Back when he was studying design and digital arts at
Edinburgh Napier University, one of his projects there was a superhero named “Captain
Sidewalk”. One day, as he was walking to university, a big square of sidewalk
plates looked to him like a blank page from a comic book, and he got the idea
to fill these frames with a superhero comic. He thought: A superhero appears on
a spot out of nowhere, takes care of business, saves everyone and disappears –
and you’re lucky if you manage to see him/her. Same with comics made with chalk
– they appear on a spot in the city, and they disappear after few days just to
reveal themselves in another spot.
Michael Klimczyk in Lodz
Crayola UK even sponsored chalk for this project, and
Unicef UK wanted to become a partner. The idea was to send a box of chalk to everyone
who’s interested, ask them to draw a Captain
Sidewalk story, collect all the stories in a book and sell it. The revenue
was meant to support the Unicef causes. The idea behind is that real
superheroes are the ones who want to use their talent to save children, and
that you don’t have to give money to help, you just have to offer your skills.
Brian Azzarello asked what kind of superpowers Captain
Sidewalk has. Klimczyk told him “at the moment he doesn’t have any superpowers,
but more people will draw him, the stronger he will get.”
Due to health issues, he couldn’t finish the project.
But during his presentation at the Lodz festival, Klimczyk
gave the listeners chalk, told them this story and explained that even the best
ideas may not always work if you’re doing it alone. It’s important to
collaborate, support one another and work together because together, people can
achieve more.
And that is the high concept of COMICSPRING - All of
the website’s stories are free to be picked up and continued. Every artist who
creates a profile will be able to publish their comics, but they will also be
allowed to continue an existing one.
However, the website is also founded on a
profit-oriented idea. It’s a well-known fact that the market for conventional,
printed comic books is shrinking. Finding a full-time, profitable job in comics
isn’t easy. The solution, or at least attempted solution for many, has been to
give web comics a try. The developer COMICSPRING intends to share advert
revenue with its users. The website even has merchandising ambitions, as COMICSPRING
also wants to collaborate with toy producers, and give companies access to
creative people. There are also plans for an online store in
the future, which of course isn’t that unusual for a sufficiently popular web
comic site.
Rough draft of the first comics menu
But since there is some degree of marketing thinking
involved, COMICSPRING have split their existing comic titles into five
categories: Music, superheroes, “real love”, “real stories”, and cities.

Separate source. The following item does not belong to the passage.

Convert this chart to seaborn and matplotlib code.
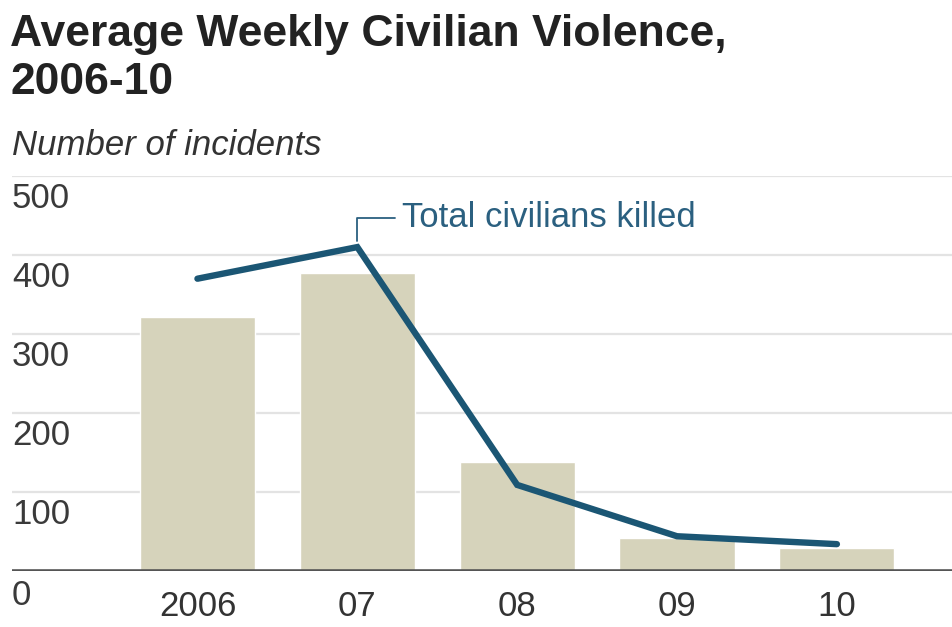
import matplotlib
matplotlib.use("Agg")
import matplotlib.pyplot as plt
import seaborn as sns
import pandas as pd

years = ["2006", "07", "08", "09", "10"]
incidents = [321, 377, 138, 42, 29]
killed = [370, 410, 109, 44, 34]
y_ticks = [0, 100, 200, 300, 400, 500]

title = "Average Weekly Civilian Violence,\n2006-10"
subtitle = "Number of incidents"
line_label = "Total civilians killed"

sns.set_theme(style="white")
plt.rcParams["font.family"] = ["Liberation Sans", "DejaVu Sans"]

df = pd.DataFrame({"year": years, "incidents": incidents, "killed": killed})

fig = plt.figure(figsize=(9.52, 6.27), dpi=100)
ax = fig.add_axes([0.0126, 0.0893, 0.9874, 0.6300])

bar_c = "#d6d3bb"
line_c = "#1b5674"

sns.barplot(data=df, x="year", y="incidents", color=bar_c, width=0.72,
            saturation=1, ax=ax, zorder=2)
ax.plot(range(len(years)), df["killed"], color=line_c, lw=4.6,
        solid_capstyle="round", solid_joinstyle="miter", zorder=4)

ax.set_xlim(-1.16, 4.72)
ax.set_ylim(0, 500)
for v in y_ticks[1:]:
    ax.axhline(v, color="#e3e3e3", lw=1.6, zorder=1)
ax.axhline(0, color="#555555", lw=2.6, zorder=5)

for s in ax.spines.values():
    s.set_visible(False)
ax.set_yticks([])
ax.set_xlabel("")
ax.set_ylabel("")
ax.tick_params(axis="x", length=0, pad=14, labelsize=25, labelcolor="#333333")

for v in y_ticks:
    ax.annotate(str(v), xy=(0, v), xycoords=("axes fraction", "data"),
                xytext=(0, -4 if v else -6), textcoords="offset points",
                ha="left", va="top", fontsize=25, color="#3a3a3a")

ax.annotate(line_label, xy=(1, killed[1] + 8), xytext=(1.28, 447),
            textcoords="data", ha="left", va="center", fontsize=25,
            color="#2b6080",
            arrowprops=dict(arrowstyle="-", color="#2b6080", lw=1.3,
                            connectionstyle="angle,angleA=0,angleB=90,rad=0",
                            shrinkA=3, shrinkB=0))

fig.text(0.011, 0.977, title, ha="left", va="top", fontsize=32,
         fontweight="bold", color="#222222", linespacing=1.2)
fig.text(0.013, 0.768, subtitle, ha="left", va="center", fontsize=25,
         fontstyle="italic", color="#333333")

fig.savefig("out.png", dpi=100)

Some
of these may overlap, since some of the superhero and “real love” stories are
also focused on specific cities (there’s already both a “Captain Edinburgh” and
a “Captain Cracow” comic on the website). Klimczyk was inspired to collect love
stories after reading Joe Simon and Jack Kirby’s famous comic book Young Romance, which claimed to recount
true-life courtships. As far as the music theme goes, the website has
established business relations with people like Pantera-founder Max Cavalera,
producer Lee Scratch Perry and Polish thrash metal band Acid Drinkers.
At the moment when I’m writing this, Michael and his
co-operators have yet only to release a prototype platform, which is not
intended to be available for the general public. Some comic titles and images
are listed, but the comic strips and pages have not been released. The platform doesn't predict profit sharing,
or profit generating options. However, it is being developed with investors in
mind. - Without investors we won't be able to prepare a fully planned,
commercial version, Klimczyk explains.
- To create an environment in which the talent of a vastly growing
number of artists in Europe and all over the world can be put to good use.
- To properly adapt comics to the Internet and develop a mechanism
which allows artists to work together to create bigger things, earn money
from what they do best, and do self-promotion at the same time.
- To exchange information about places and cultures through storytelling – At COMICSPRING, we like to think that when they met at designated places or camps, they used to tell each other stories for entertainment, Klimczyk explains on the website. - Then, some would take the stories to other fire camps, presenting them to a different audience. People from the audience would share these stories with other listeners and so on. That is how stories developed into legends and then into a complex mythological structure.